The Sunday Post revealed that Fettes and Edinburgh Academy face paying up to £30 million in compensation for survivors of historical abuse, according to an expert commentator.
Campaigning author Alex Renton said Fettes College and Edinburgh Academy faced scores of claims after being repeatedly named in a wave of complaints since Nicky Campbell accused a former teacher at both schools of physical and sexual abuse.
The man was, until recently, referred to as “Edgar” after the Scottish Child Abuse Inquiry passed an order forbidding people who have been accused but not convicted of abuse from being named.
However, in January he was named as Iain Wares by MP Ian Blackford, using parliamentary privilege in the House of Commons.
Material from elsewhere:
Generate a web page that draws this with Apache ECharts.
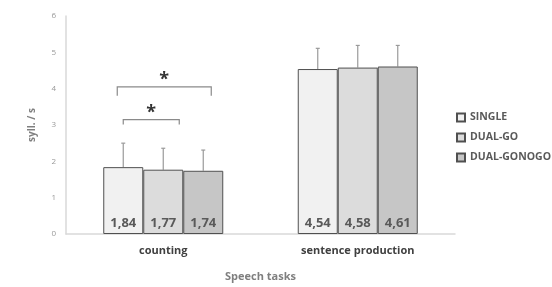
<!DOCTYPE html>
<html>
<head>
<meta charset="utf-8">
<script src="https://cdn.jsdelivr.net/npm/echarts@6/dist/echarts.min.js"></script>
<style>
html, body { margin: 0; padding: 0; background: #fff; }
#chart { width: 552px; height: 287px; }
</style>
</head>
<body>
<div id="chart"></div>
<script>
var categories = ['counting', 'sentence production'];
var seriesNames = ['SINGLE', 'DUAL-GO', 'DUAL-GONOGO'];
var single = [1.84, 4.54];
var dualGo = [1.77, 4.58];
var dualGonogo = [1.74, 4.61];
// upper error bar ends (mean + sd)
var singleErr = [2.50, 5.11];
var dualGoErr = [2.36, 5.19];
var dualGonogoErr = [2.31, 5.19];
// significance brackets: category, bar from, bar to, height
var brackets = [[0, 0, 2, 4.05], [0, 0, 1, 3.15]];

var BAR_W = 40;
var fills = ['#f1f1f1', '#dcdcdc', '#c6c6c6'];
var font = '"Open Sans", sans-serif';

function barX(api, cat, idx) {
    var c = api.coord([cat, 0]);
    return c[0] + (idx - 1) * BAR_W;
}

function errSeries(idx, means, tops) {
    var d = [];
    for (var i = 0; i < means.length; i++) d.push([i, means[i], tops[i]]);
    return {
        type: 'custom',
        data: d,
        z: 1,
        silent: true,
        renderItem: function (params, api) {
            var x = barX(api, api.value(0), idx);
            var y0 = api.coord([api.value(0), api.value(1)])[1];
            var y1 = api.coord([api.value(0), api.value(2)])[1];
            var st = { stroke: '#9a9a9a', lineWidth: 1.2 };
            return {
                type: 'group',
                children: [
                    { type: 'line', shape: { x1: x, y1: y0, x2: x, y2: y1 }, style: st },
                    { type: 'line', shape: { x1: x - 2, y1: y1, x2: x + 2, y2: y1 }, style: st }
                ]
            };
        }
    };
}

function barSeries(idx, name, values) {
    return {
        name: name,
        type: 'bar',
        data: values,
        barWidth: BAR_W,
        barGap: '0%',
        z: 2,
        itemStyle: { color: fills[idx], borderColor: '#505050', borderWidth: 1 },
        label: {
            show: true,
            position: 'insideBottom',
            distance: 4,
            fontFamily: font,
            fontWeight: 'bold',
            fontSize: 13,
            color: '#5a5a5a',
            formatter: function (p) { return p.value.toFixed(2).replace('.', ','); }
        }
    };
}

var chart = echarts.init(document.getElementById('chart'));
var option = {
    animation: false,
    grid: { left: 66, right: 97, top: 16, bottom: 50 },
    legend: {
        orient: 'vertical',
        left: 451,
        top: 107,
        itemGap: 9,
        itemWidth: 8,
        itemHeight: 8,
        icon: 'rect',
        data: seriesNames,
        textStyle: { fontFamily: font, fontSize: 10.5, fontWeight: 'bold', color: '#5a5a5a' }
    },
    xAxis: {
        type: 'category',
        data: categories,
        name: 'Speech tasks',
        nameLocation: 'middle',
        nameGap: 37,
        nameTextStyle: { fontFamily: font, fontSize: 11, fontWeight: 'bold', color: '#7f7f7f' },
        axisLine: { lineStyle: { color: '#d9d9d9', width: 1.5 } },
        axisTick: { show: false },
        axisLabel: { fontFamily: font, fontSize: 11, fontWeight: 'bold', color: '#404040', margin: 11 }
    },
    yAxis: {
        type: 'value',
        min: 0,
        max: 6,
        interval: 1,
        name: 'syll. / s',
        nameLocation: 'middle',
        nameGap: 29,
        nameTextStyle: { fontFamily: font, fontSize: 10, fontWeight: 'bold', color: '#7f7f7f' },
        axisLine: { show: true, lineStyle: { color: '#d9d9d9', width: 1.5 } },
        axisTick: { show: false },
        splitLine: { show: false },
        axisLabel: { fontFamily: font, fontSize: 8, color: '#999', margin: 10 }
    },
    series: [
        barSeries(0, seriesNames[0], single),
        barSeries(1, seriesNames[1], dualGo),
        barSeries(2, seriesNames[2], dualGonogo),
        errSeries(0, single, singleErr),
        errSeries(1, dualGo, dualGoErr),
        errSeries(2, dualGonogo, dualGonogoErr),
        {
            type: 'custom',
            data: brackets,
            silent: true,
            z: 3,
            renderItem: function (params, api) {
                var cat = api.value(0);
                var from = api.value(1), to = api.value(2);
                var y = api.coord([cat, api.value(3)])[1];
                var x1 = barX(api, cat, from) - (to === 2 ? 6 : 0);
                var x2 = barX(api, cat, to) + (to === 2 ? 8 : 16);
                var drop = to === 2 ? 9 : 5;
                var st = { stroke: '#8a8a8a', lineWidth: 1.2, fill: null };
                return {
                    type: 'group',
                    children: [
                        { type: 'polyline', shape: { points: [[x1, y + drop], [x1, y], [x2, y], [x2, y + drop]] }, style: st },
                        { type: 'text', style: { text: '*', x: (x1 + x2) / 2, y: y - 7, align: 'center', verticalAlign: 'middle',
                            font: 'bold 18px ' + font, fill: '#333' } }
                    ]
                };
            }
        }
    ]
};
chart.setOption(option);
</script>
</body>
</html>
Buck said: “I have come to realise I might not be the only one. On one occasion, after I was beaten for talking on the mini-bus on the way to the outward bound centre, a fellow student who was walking with me on one of the hill walks defecated himself while we were walking.
“He was too scared to ask for a comfort break. I suspect it was easier for those who were inclined to take advantage of the children in their care to do so knowing no parents would be a witness to events.
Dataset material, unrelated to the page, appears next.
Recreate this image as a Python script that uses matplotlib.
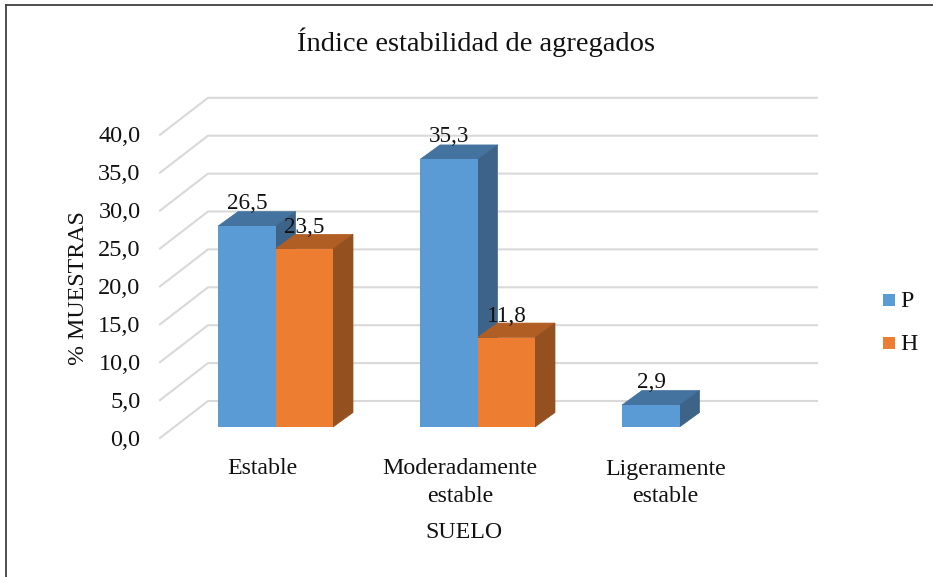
import matplotlib
matplotlib.use("Agg")
import numpy as np
import matplotlib.pyplot as plt
from matplotlib.patches import Polygon

plt.rcParams["font.family"] = ["Liberation Serif", "DejaVu Serif"]

categories = ["Estable", "Moderadamente\nestable", "Ligeramente\nestable"]
serie_p = [26.5, 35.3, 2.9]
serie_h = [23.5, 11.8, None]
y_ticks = [0, 5, 10, 15, 20, 25, 30, 35, 40]

W, H = 933, 577
X0, X_STEP = 275.5, 202.0  # pixel de la categoria 0 y paso entre categorias
Y0, Y_STEP = 427.0, 7.58   # pixel del valor 0 en el plano de las barras


def px_x(p):
    return (p - X0) / X_STEP


def px_y(p):
    return (Y0 - p) / Y_STEP


bar_w = 57.5 / X_STEP
depth_x = 20 / X_STEP
depth_y = 14.5 / Y_STEP

fig = plt.figure(figsize=(W / 100, H / 100), dpi=100)
ax = fig.add_axes([0, 0, 1, 1])
ax.set_xlim(px_x(0), px_x(W))
ax.set_ylim(px_y(H), px_y(0))
ax.axis("off")

# marco de la imagen
ax.plot([px_x(6), px_x(6)], [px_y(H), px_y(4.5)], color="#404040", lw=1.3, zorder=1)
ax.plot([px_x(6), px_x(W)], [px_y(4.5), px_y(4.5)], color="#404040", lw=1.3, zorder=1)

# rejilla: pared del fondo y piso
back_off = 26 / Y_STEP
front_off = -11 / Y_STEP
for t in y_ticks:
    ax.plot([px_x(160), px_x(208), px_x(817)],
            [t + front_off, t + back_off, t + back_off],
            color="#D9D9D9", lw=1.5, zorder=2, solid_joinstyle="miter")
    ax.text(px_x(140.5), t + front_off - 2 / Y_STEP, f"{t:.1f}".replace(".", ","),
            ha="right", va="center", fontsize=17.5, color="#111111")


def barra_3d(x, v, color, top, side, z):
    ax.bar(x, v, width=bar_w, align="edge", color=color, linewidth=0, zorder=z + 0.2)
    ax.add_patch(Polygon([(x, v), (x + depth_x, v + depth_y),
                          (x + bar_w + depth_x, v + depth_y), (x + bar_w, v)],
                         closed=True, facecolor=top, edgecolor=top, lw=0.5, zorder=z))
    ax.add_patch(Polygon([(x + bar_w, 0), (x + bar_w + depth_x, depth_y),
                          (x + bar_w + depth_x, v + depth_y), (x + bar_w, v)],
                         closed=True, facecolor=side, edgecolor=side, lw=0.5, zorder=z))


idx = np.arange(len(categories))
for i in idx:
    barra_3d(i - bar_w, serie_p[i], "#5B9BD5", "#44739F", "#3D6488", 3)
    if serie_h[i] is not None:
        barra_3d(i, serie_h[i], "#ED7D31", "#B15E25", "#95501F", 4)

# etiquetas de datos
for i in idx:
    ax.text(i - bar_w / 2 + 0.002, serie_p[i] + 22.5 / Y_STEP, f"{serie_p[i]:.1f}".replace(".", ","),
            ha="center", va="center", fontsize=16.7, color="#111111", zorder=6)
    if serie_h[i] is not None:
        ax.text(i + bar_w / 2 + 0.002, serie_h[i] + 21.5 / Y_STEP, f"{serie_h[i]:.1f}".replace(".", ","),
                ha="center", va="center", fontsize=16.7, color="#111111", zorder=6)

# etiquetas de categoria
cat_shift = [-13.5, -17.5, -14]
for i in idx:
    ax.text(i + cat_shift[i] / X_STEP, px_y(458.5), categories[i], ha="center", va="top",
            fontsize=17.2, color="#111111", linespacing=1.38)

ax.text(px_x(464), px_y(533), "SUELO", ha="center", va="center", fontsize=17.2, color="#111111")
ax.text(px_x(78), px_y(288), "% MUESTRAS", ha="center", va="center", rotation=90,
        fontsize=17.2, color="#111111")
ax.text(px_x(476), px_y(42), "Índice estabilidad de agregados", ha="center", va="center",
        fontsize=20.5, color="#111111")

# leyenda
ax.plot([px_x(889)], [px_y(299.5)], marker="s", ms=9, color="#5B9BD5", mew=0, ls="none", label="P")
ax.plot([px_x(889)], [px_y(342.5)], marker="s", ms=9, color="#ED7D31", mew=0, ls="none", label="H")
ax.text(px_x(900), px_y(301), "P", ha="left", va="center", fontsize=17.2, color="#111111")
ax.text(px_x(900), px_y(344), "H", ha="left", va="center", fontsize=17.2, color="#111111")

fig.savefig("out.png", dpi=100, facecolor="white")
“I have found it difficult to come to terms with why anyone would behave this way with vulnerable children whose sole contact with their parents was through vetted letters out and maybe the summer and Christmas holiday periods.
“I would be interested in making contact with other pupils who went through the same thing.”
The Scottish Child Abuse Inquiry will focus on Edinburgh Academy from August, when it resumes public hearings on boarding schools.
Broadcaster Campbell said he witnessed Wares sexually assaulting a classmate in a changing room at the academy 51 years ago, when they were both 10 years old.
He also said he was sexually assaulted by Hamish Dawson, another teacher, who died in 2009.
Buck said: “I started at the Academy in 1974/75 in the junior Dundas House. I suffered at the hands of the housemaster.
“I also remember that I spent much of my time during the summer term playing outside on my own as far away from the house as possible.
“For the last year of prep school the year group moved to Mackenzie House, where I met the now infamous Hamish Dawson.
“I did not suffer at the hands of this housemaster outside of him ‘checking to see if we were wearing underwear’ when getting ready for sports.
“We were soon being offered tasks with the reward of a jellybean or two if this was done successfully.
“For me, the collection of a ‘reward’, required me to enter the housemaster’s accommodation, which I can still vividly recall as being decorated in purple and lilac colours.
“Both of my friends at the time left the Academy by the year end and I was left with this irrational, obsessive dislike for the colour scheme he had painted his accommodation in.”
He added: “I have contacted the inquiry and I am waiting to hear back from them. There needs to be some sort of permanent marker at the school – in the form of a plaque or something like that – to mark what happened there.”
Inquiry chairwoman Lady Smith previously said: “Since the beginning of public hearings examining boarding schools in March 2021, there has been an increase in applicants coming forward, including those who boarded at Edinburgh Academy and other witnesses.
“Their evidence includes information about Edinburgh Academy and allegations of abuse by a number of its former staff. It is normal for applicants to come forward during and after evidential hearings. Those hearings and the publicity surrounding them encourage them to get in touch. In these particular circumstances, I have decided further evidence about the care of children who boarded at the Edinburgh Academy should be heard in public hearings, as part of the boarding schools case study.
“Evidence relating to Edinburgh Academy has been gathered for some time. Many people have already come forward.
“We would encourage anyone with relevant information to get in touch with the inquiry’s witness support team as soon as possible.”
Edinburgh Academy said: “We would like to reiterate that we deeply regret what has happened in the past. Like all right-minded people, we are appalled by such behaviour and we would encourage anyone who has been the victim of abuse to contact Police Scotland.
“We also fully support the Scottish Child Abuse Inquiry’s (SCAI) decision to hold a hearing into the period of time when the school was a boarding school, as it allows former pupils, who have bravely come forward, to have their voices heard and provide evidence as part of that inquiry.
“From the outset of the SCAI being established in 2015, we have supported the inquiry and worked closely with the relevant authorities, and we will continue to do so.”